The answer, apparently, is yes. The costume is still on sale on WalMart.com.

“I don’t think it’s a good idea to sell the costume of any given regime out there,” he said. “I wouldn’t support a kids Egyptian Army uniform or Saudi Arabian Army uniform. Plus, there’s the gun.”

When members of the Palestinian community took to WalMart’s Twitter and Facebook in an effort to get the retailer to stop selling the item, some users pointed out that WalMart’s official description is considerably different from that of its vendor’s. AnyTimeCostumes.com, which sells the costume, describes the outfit like this:

“The Israeli Soldier Child Costume is a great ensemble for your little one this Halloween if they want to dress as a national hero! The all-inclusive outfit includes all of the pieces that your son needs to pull of [sic] this look… The outfit is also a great prop for playtime so that he can dress up and let his imagination run wild.”
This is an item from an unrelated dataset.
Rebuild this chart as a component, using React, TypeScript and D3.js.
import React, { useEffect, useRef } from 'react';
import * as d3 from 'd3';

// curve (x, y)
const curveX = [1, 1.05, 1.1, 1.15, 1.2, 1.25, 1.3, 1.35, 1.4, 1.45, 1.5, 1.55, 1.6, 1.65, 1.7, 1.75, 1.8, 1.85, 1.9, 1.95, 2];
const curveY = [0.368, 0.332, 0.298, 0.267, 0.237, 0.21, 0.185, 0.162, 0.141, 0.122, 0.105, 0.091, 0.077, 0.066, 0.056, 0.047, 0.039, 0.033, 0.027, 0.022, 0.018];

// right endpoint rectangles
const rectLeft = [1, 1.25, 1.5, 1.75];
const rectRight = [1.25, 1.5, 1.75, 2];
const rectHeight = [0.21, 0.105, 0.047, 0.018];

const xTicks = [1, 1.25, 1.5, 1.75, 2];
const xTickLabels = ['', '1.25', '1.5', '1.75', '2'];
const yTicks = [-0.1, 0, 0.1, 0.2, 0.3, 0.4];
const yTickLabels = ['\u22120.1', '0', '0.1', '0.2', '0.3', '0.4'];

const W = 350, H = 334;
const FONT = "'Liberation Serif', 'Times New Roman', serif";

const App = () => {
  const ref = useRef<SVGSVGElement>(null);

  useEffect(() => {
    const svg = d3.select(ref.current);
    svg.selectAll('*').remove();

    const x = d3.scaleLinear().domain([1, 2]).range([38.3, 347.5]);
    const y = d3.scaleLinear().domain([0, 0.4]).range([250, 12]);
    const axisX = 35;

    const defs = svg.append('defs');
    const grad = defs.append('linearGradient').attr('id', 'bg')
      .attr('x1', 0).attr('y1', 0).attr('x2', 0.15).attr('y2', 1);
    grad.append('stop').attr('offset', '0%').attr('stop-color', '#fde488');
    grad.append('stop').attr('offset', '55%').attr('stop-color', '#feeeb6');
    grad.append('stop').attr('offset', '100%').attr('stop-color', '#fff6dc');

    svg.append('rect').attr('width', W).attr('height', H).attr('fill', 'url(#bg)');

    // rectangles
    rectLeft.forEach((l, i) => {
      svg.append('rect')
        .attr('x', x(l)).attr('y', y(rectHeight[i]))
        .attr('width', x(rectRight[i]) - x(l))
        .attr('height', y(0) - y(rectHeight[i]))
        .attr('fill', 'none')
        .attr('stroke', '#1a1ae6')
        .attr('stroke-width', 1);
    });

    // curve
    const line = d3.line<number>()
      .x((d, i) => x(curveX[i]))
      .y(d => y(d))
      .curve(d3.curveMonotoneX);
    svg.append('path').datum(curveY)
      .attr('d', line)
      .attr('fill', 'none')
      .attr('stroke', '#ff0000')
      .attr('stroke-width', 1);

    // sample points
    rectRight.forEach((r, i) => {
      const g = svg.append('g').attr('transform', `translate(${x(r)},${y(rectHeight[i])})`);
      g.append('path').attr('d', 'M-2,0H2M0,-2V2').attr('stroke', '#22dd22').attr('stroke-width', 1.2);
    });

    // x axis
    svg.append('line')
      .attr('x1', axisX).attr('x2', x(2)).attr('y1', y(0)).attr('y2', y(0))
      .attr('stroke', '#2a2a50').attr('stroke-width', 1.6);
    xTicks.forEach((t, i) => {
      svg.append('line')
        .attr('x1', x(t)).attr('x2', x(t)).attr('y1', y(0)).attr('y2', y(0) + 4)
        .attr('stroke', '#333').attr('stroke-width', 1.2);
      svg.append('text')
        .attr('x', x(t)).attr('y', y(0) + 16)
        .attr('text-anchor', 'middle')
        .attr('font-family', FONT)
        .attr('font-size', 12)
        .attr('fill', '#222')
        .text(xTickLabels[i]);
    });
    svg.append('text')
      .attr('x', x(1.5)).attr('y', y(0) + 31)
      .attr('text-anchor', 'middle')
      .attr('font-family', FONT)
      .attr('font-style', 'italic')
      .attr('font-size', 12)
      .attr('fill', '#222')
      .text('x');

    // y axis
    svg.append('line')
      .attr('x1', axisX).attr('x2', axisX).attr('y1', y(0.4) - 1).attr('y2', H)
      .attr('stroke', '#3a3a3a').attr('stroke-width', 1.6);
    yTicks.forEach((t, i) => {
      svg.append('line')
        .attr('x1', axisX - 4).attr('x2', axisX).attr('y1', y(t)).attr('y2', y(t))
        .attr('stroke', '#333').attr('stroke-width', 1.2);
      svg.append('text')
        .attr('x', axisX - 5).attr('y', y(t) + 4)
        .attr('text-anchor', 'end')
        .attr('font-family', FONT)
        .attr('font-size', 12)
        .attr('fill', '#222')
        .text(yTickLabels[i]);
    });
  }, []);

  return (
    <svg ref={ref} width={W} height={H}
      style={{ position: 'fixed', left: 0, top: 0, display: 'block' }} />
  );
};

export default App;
Underneath the costume on WalMart’s site it reads, “The Israeli Soldier Costume for Kids includes product comes complete with: shirt, pants, belt and hat. When Halloween time rolls around, make this item part of your child’s complete ensemble.”

In other words, WalMart had already vetted—and changed the description for—this costume.

Meanwhile, until Tuesday morning, WalMart was still selling over-the-top caricature costumes of Middle Easterners—from a comically large, crooked prosthetic “Sheik Fagin nose” to a “Desert Prince headpiece,” replete with an exaggerated, bushy mustache. (WalMart later pulled the faux nose item from its website, but a cached version of the item can be viewed here.)

The caricatures all sit in stark contrast to WalMart’s “national hero” Israeli outfit—a note-for-note, near-standard issue reproduction of an IDF soldier’s outfit.

At this point, Siddiqi says, he’s simply disappointed in it all.

“It’s just tasteless to carry these types of costumes. It’s not the end of the world, per se, but it does have an effect on people and people perceive certain groups,” says Siddiqi.

Siddiqi knows the process by which this took place. It all happened last year, after all. WalMart had on its website a “Pashtun Papa” costume that was, in his words, “very racially insensitive—basically an old man with a long beard and a cap, made to look like a buffoon.” (Eventually, the costume was called out and removed.)

WalMart said it was one of their Halloween distributor’s costumes; the company just didn’t vet the supplier’s wares correctly. This is likely what’s happening here, and Siddiqi doesn’t think it’s asking too much of WalMart—which made $130 billion last year—to hire someone to look out for this sort of thing.

“You can have somebody vetting these kinds of things,” he said. “Create a position that can scour your vendors to make sure that this sort of thing doesn’t happen.”

Siddiqi understands that these places are going to exist. But it isn’t asking the world of the largest big box retailer to take a few minutes and weed out blatantly offensive ones that only denigrate one side of a polarizing issue while glorifying the other.

It isn’t.

“The fact that these costume organizations—ones that make costumes with offensive stereotypes—that they exist, that’s fair. But the onus is on Walmart to know what they’re selling,” he said. “There are other Halloween costumes.”